Two second weekend expansions added fairly rapidly, both at OK levels similar to their initial showings. Weinstein’s “Unfinished Song” jumped to 19 theaters (+17) to gross $95,000 (PSA $5,000). This puts it roughly on a par with their “The Sapphires” but some distance behind “Quartet,” suggesting decent prospects ahead, but short of significant crossover appeal. Cohen’s Israel-set “The Attack” had an unusually wide second week — 36 theaters from last week’s 3, and took in $140,000 for a PSA just under $3,900, a solid performance for a subtitled film.

Stronger still is Radius/Weinstein’s “20 Feet from Stardom” which is successfully skipping initial VOD (the division’s normal plan) with $233,000 in 44 theaters (+38), PSA $5,295, already at $415,000. This looks like it could rank as one of the top documentary grossers of the year.

Among the widers releases that opened in recent weeks to strong numbers, the results overall continue to be modest.
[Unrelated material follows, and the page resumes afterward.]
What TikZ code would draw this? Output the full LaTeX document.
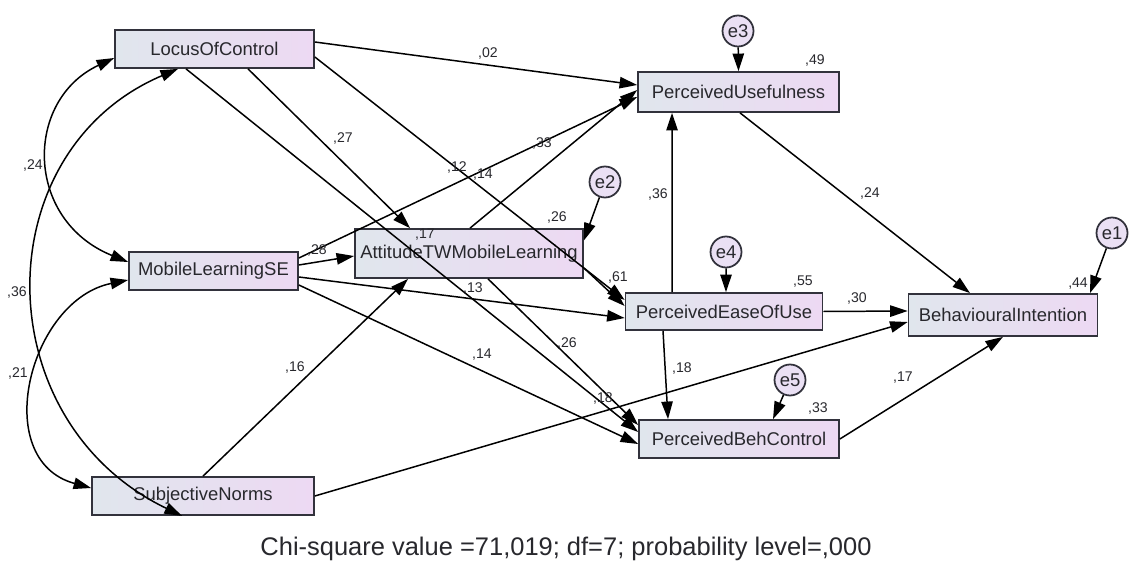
\documentclass[tikz,border=0pt]{standalone}
\usepackage{fontspec}
\setmainfont{Liberation Sans}
\usetikzlibrary{arrows.meta}
\definecolor{boxleft}{RGB}{224,230,237}
\definecolor{boxright}{RGB}{237,217,243}
\definecolor{errfill}{RGB}{234,224,244}
\definecolor{bord}{RGB}{50,50,60}
\definecolor{texte}{RGB}{40,40,45}
\begin{document}
\begin{tikzpicture}[x=0.02cm,y=-0.02cm,
	var/.style={draw=bord,line width=1pt,left color=boxleft,right color=boxright,inner sep=0pt,text=texte,font=\fontsize{10.5}{12}\selectfont},
	erreur/.style={circle,draw=bord,line width=1pt,fill=errfill,minimum size=0.62cm,inner sep=0pt,text=texte,font=\fontsize{10.5}{12}\selectfont},
	fleche/.style={-{Triangle[length=10pt,width=6.5pt]},line width=0.85pt},
	cov/.style={{Triangle[length=10pt,width=6.5pt]}-{Triangle[length=10pt,width=6.5pt]},line width=0.85pt},
	coef/.style={font=\fontsize{8}{9}\selectfont,text=texte,inner sep=0pt}]
	\path[use as bounding box,fill=white] (0,0) rectangle (1131,567);

	% Les variables
	\node[var,minimum width=3.98cm,minimum height=0.76cm] (loc) at (214.5,49) {LocusOfControl};
	\node[var,minimum width=3.38cm,minimum height=0.76cm] (mlse) at (213.5,271) {MobileLearningSE};
	\node[var,minimum width=4.44cm,minimum height=0.76cm] (sn) at (203,496) {SubjectiveNorms};
	\node[var,minimum width=4.56cm,minimum height=0.98cm] (att) at (469,253.5) {AttitudeTWMobileLearning};
	\node[var,minimum width=4.02cm,minimum height=0.80cm] (pu) at (738.5,92) {PerceivedUsefulness};
	\node[var,minimum width=3.94cm,minimum height=0.74cm] (peou) at (724,311.5) {PerceivedEaseOfUse};
	\node[var,minimum width=3.78cm,minimum height=0.84cm] (bi) at (1003,315) {BehaviouralIntention};
	\node[var,minimum width=4.00cm,minimum height=0.76cm] (pbc) at (739,439) {PerceivedBehControl};

	% Les erreurs
	\node[erreur] (e3) at (738,31) {e3};
	\node[erreur] (e2) at (605,182) {e2};
	\node[erreur] (e4) at (726,252) {e4};
	\node[erreur] (e1) at (1112,233) {e1};
	\node[erreur] (e5) at (790,380) {e5};

	% Les chemins
	\draw[fleche] ([yshift=0.14cm]loc.east) -- ([yshift=0.14cm]pu.west);
	\draw[fleche] ([xshift=0.67cm]loc.south) -- ([xshift=-1.18cm]att.north);
	\draw[fleche] ([yshift=-0.16cm]loc.east) -- ([yshift=0.23cm]peou.west);
	\draw[fleche] ([xshift=-0.57cm]loc.south) -- ([yshift=0.14cm]pbc.west);
	\draw[fleche] ([yshift=0.12cm]mlse.east) -- ([yshift=-0.05cm]att.west);
	\draw[fleche] ([yshift=0.26cm]mlse.east) -- ([yshift=-0.1cm]pu.west);
	\draw[fleche] ([yshift=-0.12cm]mlse.east) -- ([yshift=-0.13cm]peou.west);
	\draw[fleche] ([yshift=-0.28cm]mlse.east) -- ([yshift=-0.1cm]pbc.west);
	\draw[fleche] ([xshift=0.02cm]att.north) -- ([yshift=0.04cm]pu.west);
	\draw[fleche] ([yshift=-0.29cm]att.east) -- ([yshift=0.11cm]peou.west);
	\draw[fleche] ([xshift=0.38cm]att.south) -- ([yshift=0.28cm]pbc.west);
	\draw[fleche] (sn.north) -- ([xshift=-1.22cm]att.south);
	\draw[fleche] (sn.east) -- ([yshift=-0.14cm]bi.west);
	\draw[fleche] ([xshift=-1.04cm]peou.north) -- ([xshift=-1.33cm]pu.south);
	\draw[fleche] (peou.east) -- ([yshift=0.08cm]bi.west);
	\draw[fleche] ([xshift=-1.22cm]peou.south) -- ([xshift=-1.42cm]pbc.north);
	\draw[fleche] ([xshift=0.03cm]pu.south) -- ([xshift=-0.66cm]bi.north);
	\draw[fleche] (pbc.east) -- (bi.south);

	% Les erreurs vers les variables
	\draw[fleche] (e3) -- (pu.north);
	\draw[fleche] (e2) -- ([yshift=0.26cm]att.east);
	\draw[fleche] (e4) -- ([xshift=0.04cm]peou.north);
	\draw[fleche] (e1) -- ([xshift=1.74cm]bi.north);
	\draw[fleche] (e5) -- ([xshift=0.68cm]pbc.north);

	% Les covariances
	\draw[cov] ([yshift=-0.18cm]loc.west) .. controls +(-90,42) and +(-104,-42) .. ([yshift=0.18cm]mlse.west);
	\draw[cov] ([xshift=-0.73cm]loc.south) .. controls +(-193,82) and +(-197,-95) .. ([xshift=-0.42cm]sn.south);
	\draw[cov] ([yshift=-0.18cm]mlse.west) .. controls +(-99,20) and +(-102,-28) .. ([yshift=0.16cm]sn.west);

	% Les coefficients
	\node[coef] (k-loc-mlse) at (33,165) {,24};
	\node[coef] (k-loc-sn) at (17,292) {,36};
	\node[coef] (k-mlse-sn) at (18,373) {,21};
	\node[coef] (k-loc-pu) at (488,53) {,02};
	\node[coef] (k-loc-att) at (343,138) {,27};
	\node[coef] (k-loc-peou) at (457,167) {,12};
	\node[coef] (k-att-pu) at (483,175) {,14};
	\node[coef] (k-mlse-pu) at (542,143) {,33};
	\node[coef] (k-loc-pbc) at (425,235) {,17};
	\node[coef] (k-mlse-att) at (317,250) {,28};
	\node[coef] (k-att-peou) at (618,277) {,61};
	\node[coef] (k-mlse-peou) at (473,288) {,13};
	\node[coef] (k-mlse-pbc) at (482,355) {,14};
	\node[coef] (k-att-pbc) at (567,343) {,26};
	\node[coef] (k-sn-att) at (295,367) {,16};
	\node[coef] (k-peou-pu) at (658,194) {,36};
	\node[coef] (k-pu-bi) at (870,193) {,24};
	\node[coef] (k-peou-bi) at (857,298) {,30};
	\node[coef] (k-peou-pbc) at (682,368) {,18};
	\node[coef] (k-pbc-bi) at (903,378) {,17};
	\node[coef] (k-sn-bi) at (603,398) {,18};

	% Les R2
	\node[coef] (r-pu) at (815,60) {,49};
	\node[coef] (r-att) at (557,217) {,26};
	\node[coef] (r-peou) at (803,282) {,55};
	\node[coef] (r-bi) at (1078,284) {,44};
	\node[coef] (r-pbc) at (818,408) {,33};

	% Le test
	\node[font=\fontsize{14.5}{17}\selectfont,text=texte] (chi) at (566,549) {Chi-square value =71,019; df=7; probability level=,000};
\end{tikzpicture}
\end{document}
A24’s “The Bling Ring” fell 57% in its second week in 630 theaters (down from last week) for a weak PSA and a new total of $4,363,000, without much more likely. 

Roadside Attraction’s “Much Ado About Nothing,” in far fewer theaters (217, +11), fell only 20% from last week, grossing $590,000 (PSA $2,719, total $2,186,000). This looks like it has room to grow. The best total, and likely ultimately the top grossing of the three, “Before Midnight” (Sony Pictures Classics), now down to a more reasonable core of 290 theaters (-151), grossed $666,000, with the PSA for the second straight week increasing. The new total is $5,743,000, with the possibility of it hitting around $10 million looking much better than it looked on its initial 890 theater expansion.

Fox Searchlight’s “The East” continues to show minor results in its fifth week, $255,000 in 185 (-10), total $1,640,000. Roadside Attraction’s acclaimed documentary from Sarah Polley, “Stories We Tell” is approaching $1.4 million late in its run. CBS Films’ “The Kings of Summer” has yet to reach $1 million as it scales back, doing $84,000 in 48 (-17). SPC’s more limited “Fill the Void” continues to grow, taking in $185,000 in 61 (+15), now at $918,000 with a lot of potential business left.